TO DO: Copy exactly, and only, the lines below from the first through the one containing "Chart.register(...registerables);", both included; pictures are omitted.

SOURCE EXCERPT:

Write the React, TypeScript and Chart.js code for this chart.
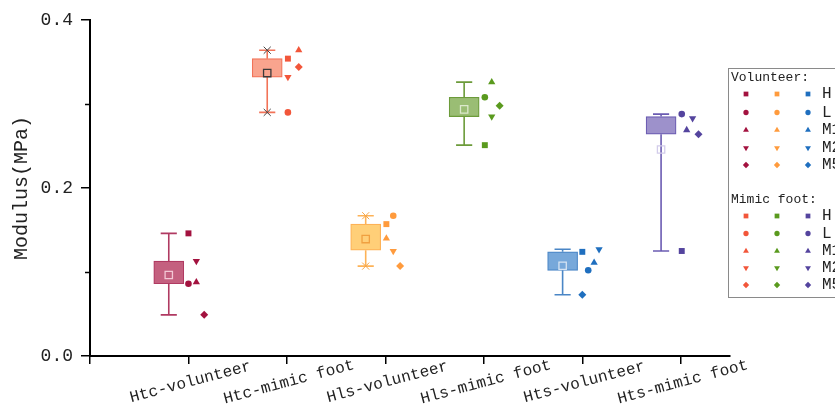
import React, { useEffect, useRef } from 'react';
import { Chart, registerables } from 'chart.js';
import { drawPoint } from 'chart.js/helpers';

Chart.register(...registerables);

const categories = ['Htc-volunteer', 'Htc-mimic foot', 'Hls-volunteer', 'Hls-mimic foot', 'Hts-volunteer', 'Hts-mimic foot'];
const sampleNames = ['H', 'L', 'M1', 'M2', 'M5'];

// values per sample, order: H, L, M1, M2, M5
const htcVolunteer = [0.146, 0.086, 0.088, 0.113, 0.049];
const htcMimic = [0.354, 0.290, 0.364, 0.332, 0.344];
const hlsVolunteer = [0.157, 0.167, 0.140, 0.125, 0.107];
const hlsMimic = [0.251, 0.308, 0.326, 0.285, 0.298];
const htsVolunteer = [0.124, 0.102, 0.111, 0.127, 0.073];
const htsMimic = [0.125, 0.288, 0.269, 0.283, 0.264];

// box edges
const boxQ1 = [0.086, 0.332, 0.126, 0.285, 0.102, 0.264];
const boxQ3 = [0.113, 0.354, 0.157, 0.308, 0.124, 0.285];

// horizontal spread of data points (category units)
const jitter = [
  [0, 0, 0.08, 0.08, 0.16],
  [0.01, 0.01, 0.12, 0.01, 0.12],
  [0.01, 0.08, 0.01, 0.08, 0.15],
  [0.01, 0.01, 0.08, 0.08, 0.16],
  [0, 0.06, 0.12, 0.17, 0],
  [0.01, 0.01, 0.06, 0.12, 0.18],
];

const yTicks = [0, 0.1, 0.2, 0.3, 0.4];

const groups = [htcVolunteer, htcMimic, hlsVolunteer, hlsMimic, htsVolunteer, htsMimic];

const pointColors = ['#A3123F', '#F2563A', '#FF9B3D', '#5A9A1E', '#1F6FBF', '#54449E'];
const boxFill = ['#C4607F', '#F9A48E', '#FFCF78', '#9ABD74', '#77A8DA', '#9D91CB'];
const boxLine = ['#B03A62', '#F27358', '#FDB257', '#6C9B3A', '#4A86C6', '#6B5CB2'];
const meanColor = ['#F3C8D5', '#3A3A3A', '#F0A040', '#DCE9CC', '#D6E4F3', '#D2CCEA'];
const crossColor = [null, '#444444', '#F5A548', null, null, null];

const styles = ['rect', 'circle', 'triangle', 'triangle', 'rectRot'];
const rotations = [0, 0, 0, 180, 0];
const radii = [4.2, 3.3, 4.2, 4.2, 4.0];

const BOX_SHIFT = -0.2;
const CAP = 0.082;
const MONO = '"Liberation Mono", "DejaVu Sans Mono", monospace';

export default function App() {
  const ref = useRef<HTMLCanvasElement | null>(null);

  useEffect(() => {
    const canvas = ref.current;
    if (!canvas) return;

    const datasets: any[] = [];

    // boxes
    datasets.push({
      type: 'bar',
      data: groups.map((_, i) => ({ x: i + 1 + BOX_SHIFT, y: [boxQ1[i], boxQ3[i]] })),
      backgroundColor: boxFill,
      borderColor: boxLine,
      borderWidth: 1.2,
      borderSkipped: false,
      barThickness: 30,
      grouped: false,
      order: 5,
    });

    // whiskers
    groups.forEach((vals, i) => {
      const cx = i + 1 + BOX_SHIFT;
      const mn = Math.min(...vals);
      const mx = Math.max(...vals);
      datasets.push({
        type: 'scatter',
        showLine: true,
        spanGaps: false,
        pointRadius: 0,
        borderColor: boxLine[i],
        borderWidth: 1.6,
        data: [
          { x: cx, y: mn }, { x: cx, y: boxQ1[i] }, { x: cx, y: null },
          { x: cx, y: boxQ3[i] }, { x: cx, y: mx }, { x: cx, y: null },
          { x: cx - CAP, y: mn }, { x: cx + CAP, y: mn }, { x: cx, y: null },
          { x: cx - CAP, y: mx }, { x: cx + CAP, y: mx },
        ],
        order: 6,
      });
      if (crossColor[i]) {
        datasets.push({
          type: 'scatter',
          pointStyle: 'crossRot',
          pointRadius: 5,
          pointBorderColor: crossColor[i],
          pointBorderWidth: 1,
          data: [{ x: cx, y: mn }, { x: cx, y: mx }],
          order: 2,
        });
      }
    });

    // means
    datasets.push({
      type: 'scatter',
      pointStyle: 'rect',
      pointRadius: 5.2,
      pointBackgroundColor: 'rgba(0,0,0,0)',
      pointBorderColor: meanColor,
      pointBorderWidth: 1.3,
      data: groups.map((vals, i) => ({ x: i + 1 + BOX_SHIFT, y: vals.reduce((a, b) => a + b, 0) / vals.length })),
      order: 1,
    });

    // raw data points
    groups.forEach((vals, i) => {
      datasets.push({
        type: 'scatter',
        pointStyle: styles,
        pointRotation: rotations,
        pointRadius: radii,
        pointBackgroundColor: pointColors[i],
        pointBorderColor: pointColors[i],
        pointBorderWidth: 0,
        data: vals.map((v, k) => ({ x: i + 1 + jitter[i][k], y: v })),
        order: 0,
      });
    });

    const decorations = {
      id: 'decorations',
      afterDraw(chart: any) {
        const ctx = chart.ctx;
        const xs = chart.scales.x;
        const ys = chart.scales.y;
        const area = chart.chartArea;
        ctx.save();
        // minor y ticks
        ctx.strokeStyle = '#000';
        ctx.lineWidth = 1.5;
        yTicks.forEach((t) => {
          if (Math.round(t * 10) % 2 === 1) {
            const py = Math.round(ys.getPixelForValue(t)) + 0.5;
            ctx.beginPath();
            ctx.moveTo(area.left - 5, py);
            ctx.lineTo(area.left, py);
            ctx.stroke();
          }
        });
        // x category labels
        ctx.fillStyle = '#222';
        ctx.font = `16px ${MONO}`;
        ctx.textAlign = 'center';
        ctx.textBaseline = 'middle';
        categories.forEach((c, i) => {
          const px = xs.getPixelForValue(i + 1) + 2;
          ctx.save();
          ctx.translate(px, area.bottom + 26);
          ctx.rotate(-15 * Math.PI / 180);
          ctx.fillText(c, 0, 0);
          ctx.restore();
        });
        // legend
        const lx = 728.5;
        const ly = 68.5;
        ctx.strokeStyle = '#8a8a8a';
        ctx.lineWidth = 1;
        ctx.strokeRect(lx, ly, 140, 229);
        ctx.fillStyle = '#222';
        ctx.textAlign = 'left';
        ctx.font = `13px ${MONO}`;
        ctx.fillText('Volunteer:', 731, 78);
        ctx.fillText('Mimic foot:', 731, 200);
        const volCols = [0, 2, 4];
        const mimCols = [1, 3, 5];
        const colX = [746, 777, 808];
        const rowsVol = [94, 112.5, 130, 148, 165];
        const rowsMim = [216, 233.5, 251, 268, 285];
        const drawRows = (cols: number[], rows: number[]) => {
          rows.forEach((ry, k) => {
            cols.forEach((g, ci) => {
              ctx.fillStyle = pointColors[g];
              ctx.strokeStyle = pointColors[g];
              drawPoint(ctx, { pointStyle: styles[k], rotation: rotations[k], radius: radii[k] * 0.8, borderWidth: 0 }, colX[ci], ry);
            });
            ctx.fillStyle = '#222';
            ctx.font = `16px ${MONO}`;
            ctx.fillText(sampleNames[k], 822, ry);
          });
        };
        drawRows(volCols, rowsVol);
        drawRows(mimCols, rowsMim);
        ctx.restore();
      },
    };

    const chart = new Chart(canvas, {
      type: 'scatter',
      data: { datasets },
      options: {
        responsive: false,
        animation: false,
        devicePixelRatio: 1,
        layout: { padding: { top: 20, right: 105, bottom: 0, left: 0 } },
        plugins: { legend: { display: false }, tooltip: { enabled: false } },
        scales: {
          x: {
            type: 'linear',
            min: 0,
            max: 6.5,
            offset: false,
            afterFit: (s: any) => { s.height = 53; },
            ticks: { stepSize: 1, includeBounds: false, callback: () => '', display: true },
            grid: { drawOnChartArea: false, offset: false, tickLength: 8, color: '#000', lineWidth: 1.5 },
            border: { color: '#000', width: 2 },
          },
          y: {
            type: 'linear',
            min: 0,
            max: 0.4,
            afterFit: (s: any) => { s.width = 90; },
            afterBuildTicks: (s: any) => { s.ticks = yTicks.map((v) => ({ value: v })); },
            ticks: {
              padding: 8,
              color: '#222',
              font: { family: MONO, size: 18 },
              callback: (v: any) => (Math.round(Number(v) * 10) % 2 === 0 ? Number(v).toFixed(1) : ''),
            },
            grid: {
              drawOnChartArea: false,
              tickLength: 9,
              lineWidth: 1.5,
              tickColor: (c: any) => (c.tick && Math.round(c.tick.value * 10) % 2 === 1 ? 'rgba(0,0,0,0)' : '#000'),
            },
            border: { color: '#000', width: 2 },
            title: {
              display: true,
              text: 'Modulus(MPa)',
              color: '#222',
              font: { family: MONO, size: 20 },
              padding: { top: 10, bottom: 0 },
            },
          },
        },
      },
      plugins: [decorations],
    } as any);

    return () => chart.destroy();
  }, []);

  return (
    <canvas
      ref={ref}
      width={835}
      height={409}
      style={{ position: 'fixed', left: 0, top: 0, width: 835, height: 409, background: '#fff' }}
    />
  );
}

EXERCISE RESPONSE:
Write the React, TypeScript and Chart.js code for this chart.
import React, { useEffect, useRef } from 'react';
import { Chart, registerables } from 'chart.js';
import { drawPoint } from 'chart.js/helpers';

Chart.register(...registerables);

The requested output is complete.